▶ STATED TASK
Leave out the pictures; transcribe all else exactly.

▶ PROVIDED DATA
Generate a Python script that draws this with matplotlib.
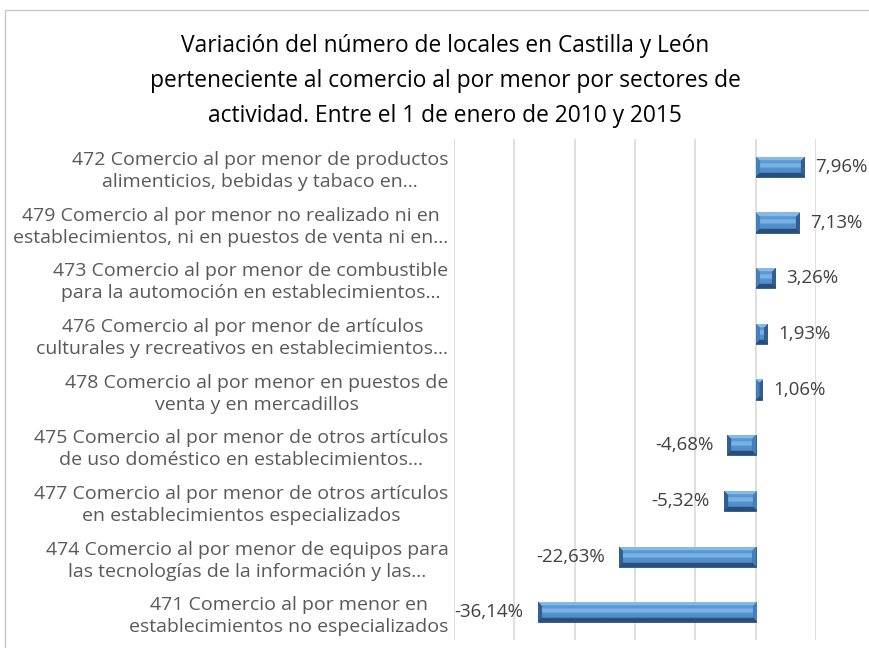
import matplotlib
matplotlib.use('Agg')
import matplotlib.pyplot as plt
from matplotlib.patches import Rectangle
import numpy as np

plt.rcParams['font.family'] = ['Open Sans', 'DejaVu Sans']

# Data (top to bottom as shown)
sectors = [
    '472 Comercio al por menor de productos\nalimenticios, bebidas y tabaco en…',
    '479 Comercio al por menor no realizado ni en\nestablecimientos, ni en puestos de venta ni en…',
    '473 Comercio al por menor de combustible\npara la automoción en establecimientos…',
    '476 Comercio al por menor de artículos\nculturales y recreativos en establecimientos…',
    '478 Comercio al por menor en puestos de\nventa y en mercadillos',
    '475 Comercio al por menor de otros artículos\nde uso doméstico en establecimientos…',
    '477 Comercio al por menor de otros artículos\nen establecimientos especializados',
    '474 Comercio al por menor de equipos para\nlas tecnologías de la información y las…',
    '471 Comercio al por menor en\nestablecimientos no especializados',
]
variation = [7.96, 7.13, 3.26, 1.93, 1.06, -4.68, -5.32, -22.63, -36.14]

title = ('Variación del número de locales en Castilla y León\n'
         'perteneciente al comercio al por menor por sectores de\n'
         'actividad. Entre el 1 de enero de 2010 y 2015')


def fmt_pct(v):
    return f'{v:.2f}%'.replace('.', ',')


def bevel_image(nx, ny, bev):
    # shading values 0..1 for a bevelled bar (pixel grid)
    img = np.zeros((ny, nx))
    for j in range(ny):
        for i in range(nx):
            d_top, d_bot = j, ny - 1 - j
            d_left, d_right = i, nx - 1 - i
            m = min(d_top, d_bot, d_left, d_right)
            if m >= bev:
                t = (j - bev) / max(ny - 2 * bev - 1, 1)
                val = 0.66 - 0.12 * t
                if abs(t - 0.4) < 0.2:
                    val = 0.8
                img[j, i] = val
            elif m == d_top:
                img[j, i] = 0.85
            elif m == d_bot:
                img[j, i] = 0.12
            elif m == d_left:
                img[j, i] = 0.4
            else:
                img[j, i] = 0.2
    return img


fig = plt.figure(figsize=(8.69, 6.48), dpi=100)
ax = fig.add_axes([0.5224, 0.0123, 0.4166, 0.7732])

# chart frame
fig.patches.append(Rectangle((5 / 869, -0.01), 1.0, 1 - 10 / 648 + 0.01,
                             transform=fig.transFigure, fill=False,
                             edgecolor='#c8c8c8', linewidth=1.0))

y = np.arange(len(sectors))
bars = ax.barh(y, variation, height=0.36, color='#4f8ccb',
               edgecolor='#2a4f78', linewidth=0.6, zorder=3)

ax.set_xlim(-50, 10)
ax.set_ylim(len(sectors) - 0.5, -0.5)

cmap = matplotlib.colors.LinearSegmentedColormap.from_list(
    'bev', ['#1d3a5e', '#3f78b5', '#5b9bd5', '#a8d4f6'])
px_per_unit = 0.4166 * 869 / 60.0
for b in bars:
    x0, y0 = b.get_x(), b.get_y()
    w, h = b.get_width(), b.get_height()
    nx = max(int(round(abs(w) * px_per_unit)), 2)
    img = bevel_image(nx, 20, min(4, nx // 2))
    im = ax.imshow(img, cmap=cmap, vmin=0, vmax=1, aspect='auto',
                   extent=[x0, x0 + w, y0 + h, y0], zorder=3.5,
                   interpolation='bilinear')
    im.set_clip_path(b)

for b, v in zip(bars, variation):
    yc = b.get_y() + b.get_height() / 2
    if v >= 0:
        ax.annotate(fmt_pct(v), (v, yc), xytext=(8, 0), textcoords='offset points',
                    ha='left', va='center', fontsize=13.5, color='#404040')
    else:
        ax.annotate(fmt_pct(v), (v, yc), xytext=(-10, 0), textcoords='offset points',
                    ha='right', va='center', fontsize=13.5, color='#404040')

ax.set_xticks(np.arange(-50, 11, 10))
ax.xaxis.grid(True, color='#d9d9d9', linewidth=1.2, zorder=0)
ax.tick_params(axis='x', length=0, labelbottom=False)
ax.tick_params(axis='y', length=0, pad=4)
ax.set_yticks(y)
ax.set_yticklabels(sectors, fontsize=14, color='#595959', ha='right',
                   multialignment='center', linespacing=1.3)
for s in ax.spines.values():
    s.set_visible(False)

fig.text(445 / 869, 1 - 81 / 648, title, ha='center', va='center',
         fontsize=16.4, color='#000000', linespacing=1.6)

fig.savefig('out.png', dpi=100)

▶ TASK OUTPUT
Generate a Python script that draws this with matplotlib.
import matplotlib
matplotlib.use('Agg')
import matplotlib.pyplot as plt
from matplotlib.patches import Rectangle
import numpy as np

plt.rcParams['font.family'] = ['Open Sans', 'DejaVu Sans']

# Data (top to bottom as shown)
sectors = [
    '472 Comercio al por menor de productos\nalimenticios, bebidas y tabaco en…',
    '479 Comercio al por menor no realizado ni en\nestablecimientos, ni en puestos de venta ni en…',
    '473 Comercio al por menor de combustible\npara la automoción en establecimientos…',
    '476 Comercio al por menor de artículos\nculturales y recreativos en establecimientos…',
    '478 Comercio al por menor en puestos de\nventa y en mercadillos',
    '475 Comercio al por menor de otros artículos\nde uso doméstico en establecimientos…',
    '477 Comercio al por menor de otros artículos\nen establecimientos especializados',
    '474 Comercio al por menor de equipos para\nlas tecnologías de la información y las…',
    '471 Comercio al por menor en\nestablecimientos no especializados',
]
variation = [7.96, 7.13, 3.26, 1.93, 1.06, -4.68, -5.32, -22.63, -36.14]

title = ('Variación del número de locales en Castilla y León\n'
         'perteneciente al comercio al por menor por sectores de\n'
         'actividad. Entre el 1 de enero de 2010 y 2015')


def fmt_pct(v):
    return f'{v:.2f}%'.replace('.', ',')


def bevel_image(nx, ny, bev):
    # shading values 0..1 for a bevelled bar (pixel grid)
    img = np.zeros((ny, nx))
    for j in range(ny):
        for i in range(nx):
            d_top, d_bot = j, ny - 1 - j
            d_left, d_right = i, nx - 1 - i
            m = min(d_top, d_bot, d_left, d_right)
            if m >= bev:
                t = (j - bev) / max(ny - 2 * bev - 1, 1)
                val = 0.66 - 0.12 * t
                if abs(t - 0.4) < 0.2:
                    val = 0.8
                img[j, i] = val
            elif m == d_top:
                img[j, i] = 0.85
            elif m == d_bot:
                img[j, i] = 0.12
            elif m == d_left:
                img[j, i] = 0.4
            else:
                img[j, i] = 0.2
    return img


fig = plt.figure(figsize=(8.69, 6.48), dpi=100)
ax = fig.add_axes([0.5224, 0.0123, 0.4166, 0.7732])

# chart frame
fig.patches.append(Rectangle((5 / 869, -0.01), 1.0, 1 - 10 / 648 + 0.01,
                             transform=fig.transFigure, fill=False,
                             edgecolor='#c8c8c8', linewidth=1.0))

y = np.arange(len(sectors))
bars = ax.barh(y, variation, height=0.36, color='#4f8ccb',
               edgecolor='#2a4f78', linewidth=0.6, zorder=3)

ax.set_xlim(-50, 10)
ax.set_ylim(len(sectors) - 0.5, -0.5)

cmap = matplotlib.colors.LinearSegmentedColormap.from_list(
    'bev', ['#1d3a5e', '#3f78b5', '#5b9bd5', '#a8d4f6'])
px_per_unit = 0.4166 * 869 / 60.0
for b in bars:
    x0, y0 = b.get_x(), b.get_y()
    w, h = b.get_width(), b.get_height()
    nx = max(int(round(abs(w) * px_per_unit)), 2)
    img = bevel_image(nx, 20, min(4, nx // 2))
    im = ax.imshow(img, cmap=cmap, vmin=0, vmax=1, aspect='auto',
                   extent=[x0, x0 + w, y0 + h, y0], zorder=3.5,
                   interpolation='bilinear')
    im.set_clip_path(b)

for b, v in zip(bars, variation):
    yc = b.get_y() + b.get_height() / 2
    if v >= 0:
        ax.annotate(fmt_pct(v), (v, yc), xytext=(8, 0), textcoords='offset points',
                    ha='left', va='center', fontsize=13.5, color='#404040')
    else:
        ax.annotate(fmt_pct(v), (v, yc), xytext=(-10, 0), textcoords='offset points',
                    ha='right', va='center', fontsize=13.5, color='#404040')

ax.set_xticks(np.arange(-50, 11, 10))
ax.xaxis.grid(True, color='#d9d9d9', linewidth=1.2, zorder=0)
ax.tick_params(axis='x', length=0, labelbottom=False)
ax.tick_params(axis='y', length=0, pad=4)
ax.set_yticks(y)
ax.set_yticklabels(sectors, fontsize=14, color='#595959', ha='right',
                   multialignment='center', linespacing=1.3)
for s in ax.spines.values():
    s.set_visible(False)

fig.text(445 / 869, 1 - 81 / 648, title, ha='center', va='center',
         fontsize=16.4, color='#000000', linespacing=1.6)

fig.savefig('out.png', dpi=100)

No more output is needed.